I am facing the empty nest syndrome with my youngest now officially a man - finished school, working and finding his own way in this world. He doesnt appear to be in a hurry to move, but thats ok for now - it will give me more time to adjust.
With my other children leaving, getting married and getting busy with their own lives I realised a couple of years ago that I needed to find myself again. As parents we often put our wants, needs and dreams aside to raise (hopefully) well adjusted contributing members of society. When they leave, whilst it is exciting watching them discover themselves, there suddenly becomes gaps in your day.
I started finding things and trying different hobies to see what I liked to do.
The biggest tip, embrace the change and look after your health! Without health you wont be able to try half the amazing things that can be done with the new found freedom.
I still worry and probably always will about my children, but I realise I cant let it consume me because it is wasted energy and not doing them or myself any favours.
Continue to be an example by embracing the new stage in your life which they too, one day, will experience.


You seem to be completely aware on this issue and probably are fully prepared for this. I think you will have no problem when its time for the youngest to move away.

Good for you for raising successful people! It is not always easy to do so.

Suuuuch a difficult thing. They don't want us to leave and we don't want to leave either. It's hard for everyone. We have to watch as our friends leave, our significant others leave, everyone is just leaving. It's all empty for the ones that are still here. Economic issues here are a real thing, but the saddest part for me is loneliness. It looks like no matter if I stay or leave, emptiness is already a thing, because one way or another friendships, families, relationships in general... are being destroyed, in hardcore ways. Distance being sh*tty and stuff.


In Venezuela this is inevitable given the horrible economic circumstances. But young people one way or another need to find the way to thrive in life and overcome the difficulties, and of course, the parents and grandparents surely understand all of this. I think this year will be very important to see what's going to happen because the situation isn't sustainable.

in times past, for hundreds of thousand of years, people lived their entire lives in extended families. The young people had kids..but the grandparents raised them.


Yes, we might be conditioned to live like that, but that's hardly possible anymore.

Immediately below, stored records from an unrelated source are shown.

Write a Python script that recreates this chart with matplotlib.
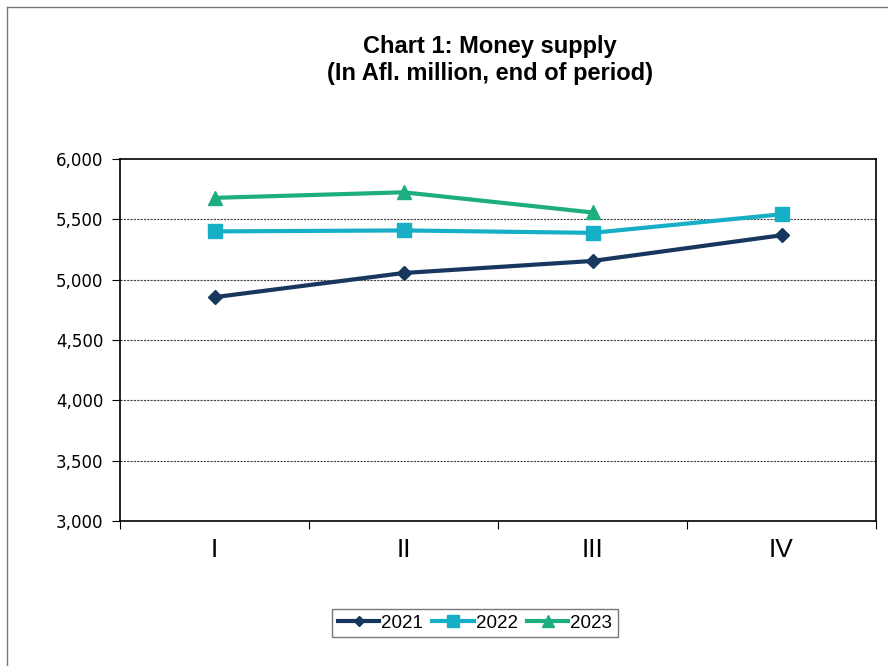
import matplotlib.pyplot as plt
from matplotlib.lines import Line2D
from matplotlib.ticker import FuncFormatter

quarters = ['I', 'II', 'III', 'IV']
y2021 = [4855, 5055, 5155, 5368]
y2022 = [5400, 5408, 5388, 5542]
y2023 = [5678, 5724, 5557]

fig = plt.figure(figsize=(8.88, 6.66), dpi=100)
ax = fig.add_axes([120 / 888, 145 / 666, 756 / 888, 362 / 666])

x = [i + 0.5 for i in range(len(quarters))]
ax.plot(x, y2021, color='#17375E', lw=3, marker='D', ms=7, label='2021')
ax.plot(x, y2022, color='#17AFC6', lw=3, marker='s', ms=10, label='2022')
ax.plot(x[:len(y2023)], y2023, color='#1EAD80', lw=3, marker='^', ms=10, label='2023')

ax.set_xlim(0, 4)
ax.set_ylim(3000, 6000)
ax.set_yticks(range(3000, 6001, 500))
ax.yaxis.set_major_formatter(FuncFormatter(lambda v, p: f'{int(v):,}'))
ax.set_xticks(range(5))
ax.set_xticklabels([])
ax.set_xticks(x, minor=True)
ax.set_xticklabels(quarters, minor=True, fontsize=19, family='Liberation Sans')
ax.tick_params(axis='x', which='minor', length=0, pad=12)
ax.tick_params(axis='x', which='major', length=6, direction='out')
ax.tick_params(axis='y', length=6, direction='out', labelsize=12, pad=6)

for v in range(3500, 6000, 500):
    ax.axhline(v, color='#444444', lw=0.8, ls=(0, (2, 1)), zorder=0)

for s in ax.spines.values():
    s.set_linewidth(1.2)

fig.text(0.552, 0.948, 'Chart 1: Money supply\n(In Afl. million, end of period)',
         ha='center', va='top', fontsize=17, fontweight='bold', linespacing=1.25,
         family='Liberation Sans')

leg = ax.legend(loc='center', bbox_to_anchor=(475 / 888, 1 - 623 / 666), bbox_transform=fig.transFigure,
                ncol=3, frameon=True, fancybox=False, edgecolor='#555555',
                prop={'family': 'Liberation Sans', 'size': 13.5},
                handlelength=2.2, handletextpad=0.1, columnspacing=0.5, borderpad=0.3, markerscale=0.8)
leg.get_frame().set_linewidth(1.0)

# outer chart frame
fig.add_artist(Line2D([7 / 888, 7 / 888], [0, 1 - 7 / 666], color='#777777', lw=1, transform=fig.transFigure))
fig.add_artist(Line2D([7 / 888, 1], [1 - 7 / 666, 1 - 7 / 666], color='#777777', lw=1, transform=fig.transFigure))

fig.savefig('out.png', dpi=100)
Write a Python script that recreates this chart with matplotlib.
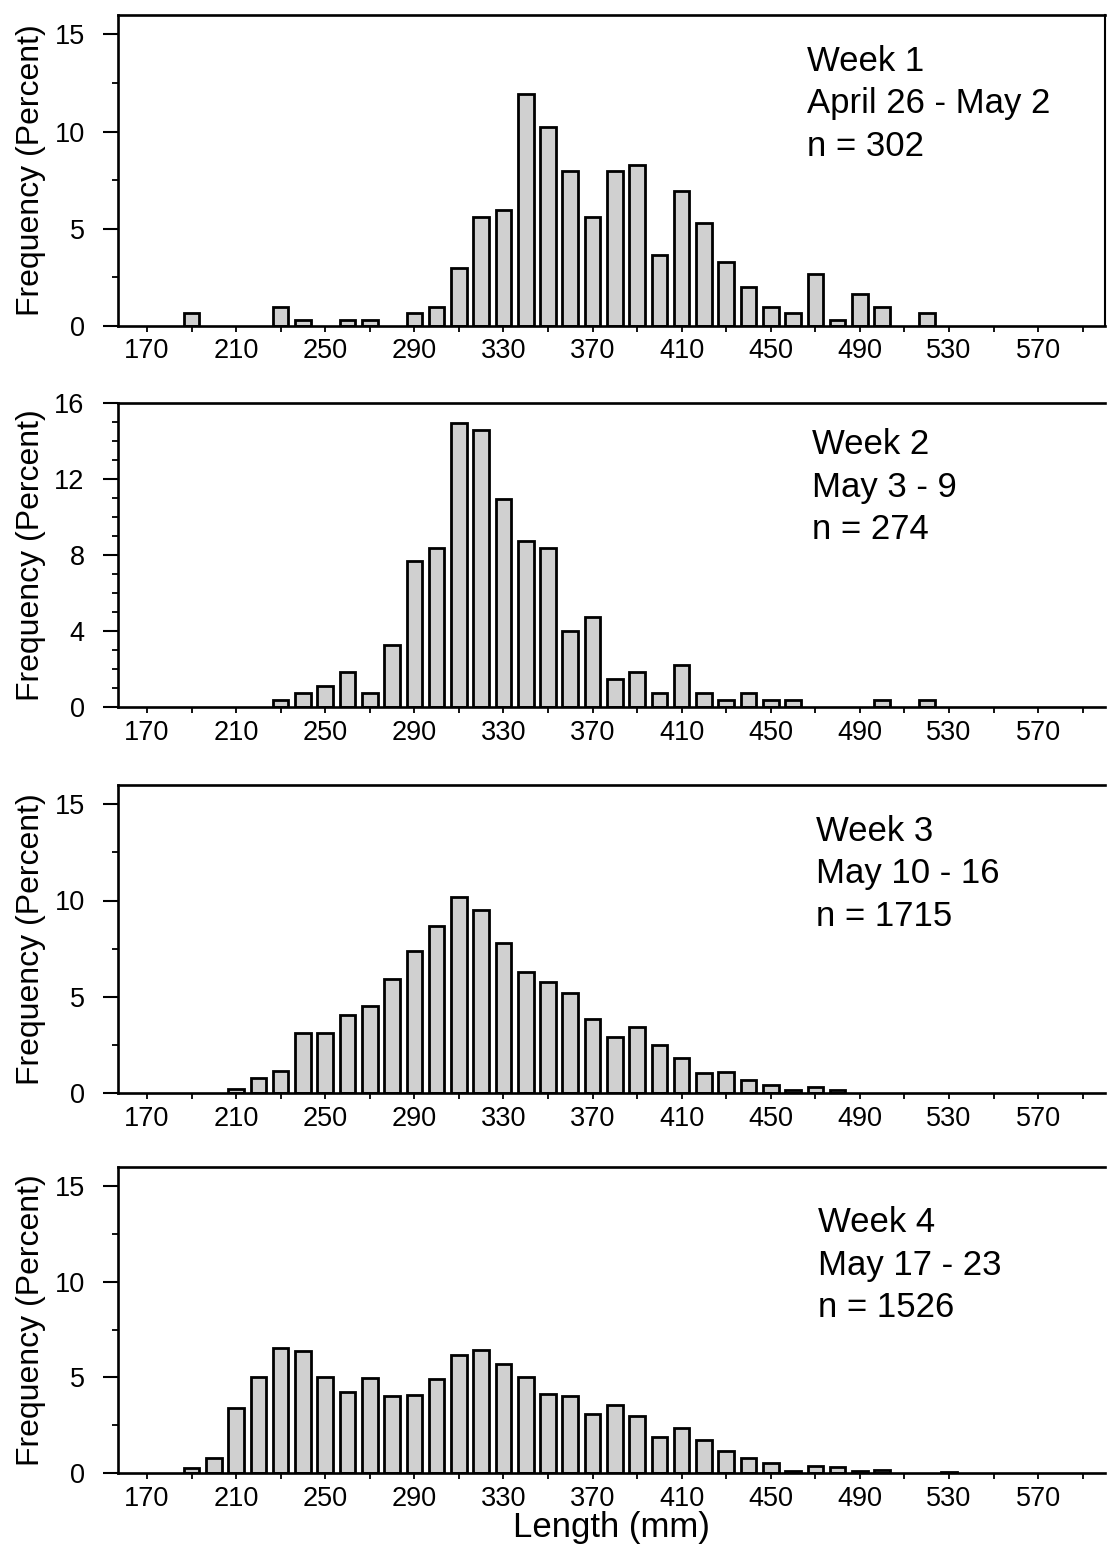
import matplotlib
matplotlib.use("Agg")
import matplotlib.pyplot as plt
from matplotlib.ticker import MultipleLocator

plt.rcParams["font.family"] = ["Liberation Sans", "DejaVu Sans"]

# ── Data (percent of fish per 10 mm length class) ─────────────────────────
LENGTHS = [180, 190, 200, 210, 220, 230, 240, 250, 260, 270, 280, 290,
           300, 310, 320, 330, 340, 350, 360, 370, 380, 390, 400, 410,
           420, 430, 440, 450, 460, 470, 480, 490, 500, 510, 520, 530]

week1 = [0, 0.66, 0, 0, 0, 0.99, 0.33, 0, 0.33, 0.33, 0, 0.66,
         0.99, 2.98, 5.63, 5.96, 11.92, 10.26, 7.95, 5.63, 7.95, 8.28, 3.64, 6.95,
         5.30, 3.31, 1.99, 0.99, 0.66, 2.65, 0.33, 1.66, 0.99, 0, 0.66, 0]

week2 = [0, 0, 0, 0, 0, 0.36, 0.73, 1.09, 1.82, 0.73, 3.28, 7.66,
         8.39, 14.96, 14.60, 10.95, 8.76, 8.39, 4.01, 4.74, 1.46, 1.82, 0.73, 2.19,
         0.73, 0.36, 0.73, 0.36, 0.36, 0, 0, 0, 0.36, 0, 0.36, 0]

week3 = [0, 0, 0, 0.23, 0.80, 1.13, 3.13, 3.13, 4.05, 4.51, 5.90, 7.38,
         8.68, 10.20, 9.51, 7.81, 6.30, 5.78, 5.20, 3.83, 2.90, 3.44, 2.47, 1.82,
         1.04, 1.08, 0.66, 0.43, 0.17, 0.31, 0.14, 0, 0, 0, 0, 0]

week4 = [0, 0.28, 0.79, 3.41, 5.03, 6.56, 6.38, 5.03, 4.21, 4.98, 4.02, 4.07,
         4.91, 6.17, 6.43, 5.68, 5.03, 4.11, 4.05, 3.10, 3.58, 2.97, 1.87, 2.36,
         1.70, 1.17, 0.79, 0.52, 0.09, 0.35, 0.30, 0.09, 0.17, 0, 0, 0.05]

WEEKS = [
    (week1, "Week 1\nApril 26 - May 2\nn = 302"),
    (week2, "Week 2\nMay 3 - 9\nn = 274"),
    (week3, "Week 3\nMay 10 - 16\nn = 1715"),
    (week4, "Week 4\nMay 17 - 23\nn = 1526"),
]

# y-axis setup per panel: (major ticks, minor step)
YTICKS = [([0, 5, 10, 15], 2.5), ([0, 4, 8, 12, 16], 1),
          ([0, 5, 10, 15], 2.5), ([0, 5, 10, 15], 2.5)]

XMAJOR = list(range(170, 600, 40))
XMINOR = list(range(190, 600, 40))

# panel boxes in pixels (top, bottom) of a 1107 x 1544 figure
BOXES = [(15, 326), (403, 707), (785, 1093), (1167, 1473)]
TEXTPOS = [(0.698, 0.905), (0.703, 0.918), (0.707, 0.903), (0.709, 0.872)]

W, H = 1107, 1544
fig = plt.figure(figsize=(W / 100, H / 100), dpi=100)

for i, ((vals, label), (yt, ystep), (top, bot)) in enumerate(zip(WEEKS, YTICKS, BOXES)):
    ax = fig.add_axes([118 / W, 1 - bot / H, (1105 - 118) / W, (bot - top) / H])
    xs = [x for x, v in zip(LENGTHS, vals) if v > 0]
    ys = [v for v in vals if v > 0]
    ax.bar(xs, ys, width=7.0, color="#d0d0d0", edgecolor="black",
           linewidth=2.0, zorder=2)
    ax.set_xlim(157, 600)
    ax.set_ylim(0, 16)

    ax.set_xticks(XMAJOR)
    ax.set_xticks(XMINOR, minor=True)
    ax.set_yticks(yt)
    ax.yaxis.set_minor_locator(MultipleLocator(ystep))

    ax.tick_params(axis="x", which="both", direction="out", length=4, width=1.3,
                   labelsize=19.5, pad=5)
    ax.tick_params(axis="y", which="major", direction="out", length=11, width=1.5,
                   labelsize=19.5, pad=13)
    ax.tick_params(axis="y", which="minor", direction="out", length=4, width=1.3)

    for side in ["left", "bottom", "top"]:
        ax.spines[side].set_linewidth(1.9)
    if i == 0:
        ax.spines["right"].set_linewidth(1.5)
    else:
        ax.spines["right"].set_visible(False)

    ax.set_ylabel("Frequency (Percent)", fontsize=23, labelpad=6)
    ax.text(TEXTPOS[i][0], TEXTPOS[i][1], label, transform=ax.transAxes,
            fontsize=25, va="top", ha="left", linespacing=1.37)

    if i == 3:
        ax.set_xlabel("Length (mm)", fontsize=25, labelpad=0)

fig.savefig("out.png", dpi=100)
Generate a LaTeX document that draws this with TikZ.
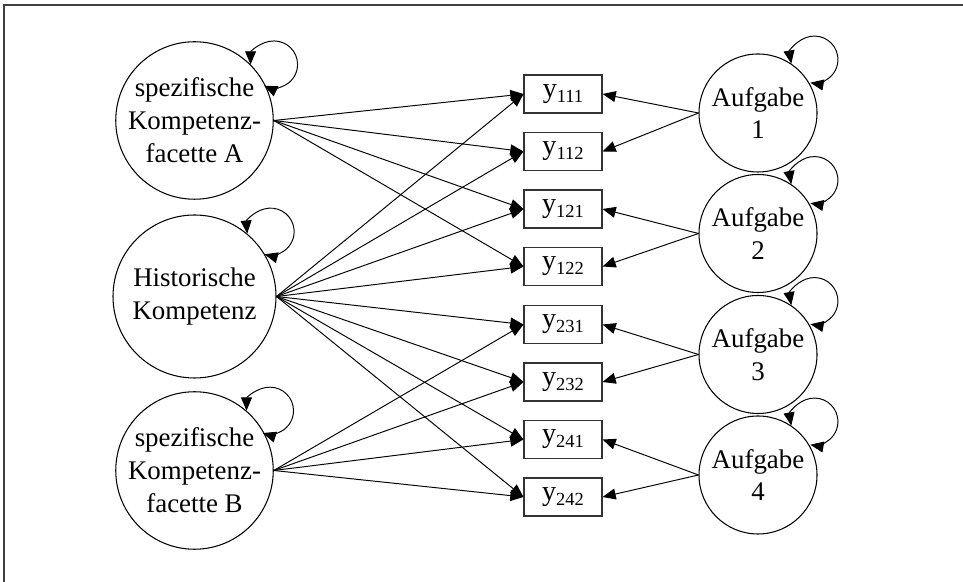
\documentclass[tikz,border=0pt]{standalone}
\usepackage{fontspec}
\setmainfont{Liberation Serif}
\usepackage{tikz}
\usetikzlibrary{arrows.meta, positioning, calc}
\tikzstyle{latent} = [circle, draw=black, line width=0.6pt, inner sep=0pt, minimum size=3.1cm, align=center, font=\fontsize{15.3}{18.7}\selectfont]
\tikzstyle{task} = [latent, minimum size=2.36cm]
\tikzstyle{obs} = [rectangle, draw=black!80, line width=0.6pt, minimum width=1.56cm, minimum height=0.76cm, inner sep=0pt, font=\fontsize{16}{18}\selectfont]
\tikzstyle{arrow} = [line width=0.55pt, -{Triangle[length=7.5pt, width=6.2pt]}]
\tikzstyle{varloop} = [line width=0.55pt, {Triangle[length=7.5pt, width=6.2pt]}-{Triangle[length=7.5pt, width=6.2pt]}]
\tikzstyle{frame} = [line width=1.1pt, draw=black!75]
\newcommand{\yvar}[1]{y\raisebox{-2.8pt}{\fontsize{10.5}{12}\selectfont #1}}

\begin{document}
\begin{tikzpicture}
\useasboundingbox (0,0) rectangle (19.26,11.64);
\draw[frame] (0.08,0) -- (0.08,11.54) -- (19.26,11.54);

% Competences
\node[latent] (facA) at (3.89,9.23) {spezifische\\Kompetenz-\\facette A};
\node[latent, minimum size=3.26cm] (hist) at (3.89,5.71) {Historische\\Kompetenz};
\node[latent] (facB) at (3.89,2.23) {spezifische\\Kompetenz-\\facette B};

% Items
\node[obs] (y111) at (11.26,9.76) {\yvar{111}};
\node[obs] (y112) at (11.26,8.61) {\yvar{112}};
\node[obs] (y121) at (11.26,7.46) {\yvar{121}};
\node[obs] (y122) at (11.26,6.31) {\yvar{122}};
\node[obs] (y231) at (11.26,5.15) {\yvar{231}};
\node[obs] (y232) at (11.26,4.00) {\yvar{232}};
\node[obs] (y241) at (11.26,2.85) {\yvar{241}};
\node[obs] (y242) at (11.26,1.70) {\yvar{242}};

% Tasks
\node[task] (auf1) at (15.16,9.38) {Aufgabe\\1};
\node[task] (auf2) at (15.16,6.97) {Aufgabe\\2};
\node[task] (auf3) at (15.16,4.55) {Aufgabe\\3};
\node[task] (auf4) at (15.16,2.14) {Aufgabe\\4};

% Variances
\draw[varloop] (facA.45) arc[start angle=180, end angle=-115, radius=0.47];
\draw[varloop] (hist.50) arc[start angle=185, end angle=-105, radius=0.47];
\draw[varloop] (facB.49) arc[start angle=180, end angle=-108, radius=0.47];
\draw[varloop] (auf1.56) arc[start angle=190, end angle=-100, radius=0.47];
\draw[varloop] (auf2.56) arc[start angle=190, end angle=-100, radius=0.47];
\draw[varloop] (auf3.56) arc[start angle=190, end angle=-100, radius=0.47];
\draw[varloop] (auf4.56) arc[start angle=190, end angle=-100, radius=0.47];

% Loadings facette A
\draw[arrow] (facA.east) -- (y111.west);
\draw[arrow] (facA.east) -- (y112.west);
\draw[arrow] (facA.east) -- (y121.west);
\draw[arrow] (facA.east) -- (y122.west);

% Loadings Historische Kompetenz
\draw[arrow] (hist.east) -- (y111.west);
\draw[arrow] (hist.east) -- (y112.west);
\draw[arrow] (hist.east) -- (y121.west);
\draw[arrow] (hist.east) -- (y122.west);
\draw[arrow] (hist.east) -- (y231.west);
\draw[arrow] (hist.east) -- (y232.west);
\draw[arrow] (hist.east) -- (y241.west);
\draw[arrow] (hist.east) -- (y242.west);

% Loadings facette B
\draw[arrow] (facB.east) -- (y231.west);
\draw[arrow] (facB.east) -- (y232.west);
\draw[arrow] (facB.east) -- (y241.west);
\draw[arrow] (facB.east) -- (y242.west);

% Task effects
\draw[arrow] (auf1.west) -- (y111.east);
\draw[arrow] (auf1.west) -- (y112.east);
\draw[arrow] (auf2.west) -- (y121.east);
\draw[arrow] (auf2.west) -- (y122.east);
\draw[arrow] (auf3.west) -- (y231.east);
\draw[arrow] (auf3.west) -- (y232.east);
\draw[arrow] (auf4.west) -- (y241.east);
\draw[arrow] (auf4.west) -- (y242.east);
\end{tikzpicture}
\end{document}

my wife, her sister and brother were raised by here grandparents...pretty much...they lost their father at a young age and their widowed mother was offered a place to stay, on the farm, and accepted it.

Turned out pretty good.

Country life is MUCH better than cities.

Haha great read :) So true as well, so many people just don't move on :p

I have five kids and always said that I wasn't worried about the empty nest thing because I was excited for my kids to carry on with their own lives. Now we have the youngest child who is 17... but we do still see our grown kids often. They stop by a couple of times a week, so it's not SO 'empty' exactly. It has made it glaringly apparent, though, that I'm used to chatty kids who loved to talk with me about everything and anything all the time... and I'm now mostly at home with a husband who is content to stay in silence 98% of the time. It is quite a change for me and it is hard. I am enjoying not having to deal with the clean up that five kids entail, though!

Great post you have here!


Its great the grown ups still come to visit from to time, that's very considerate especially with the typical busy lives we have nowadays.

wow thanks for shedding light on this issue. i actually thought unmarried people like me would have issues of being and dying alone, not those with kids :( @dedicatedguy but sadly life don't always turn out the way we want it to be huh


Well you never know who is around the corner ;)

Woo post good

I can imagine how mama feels. I think I would call her soon.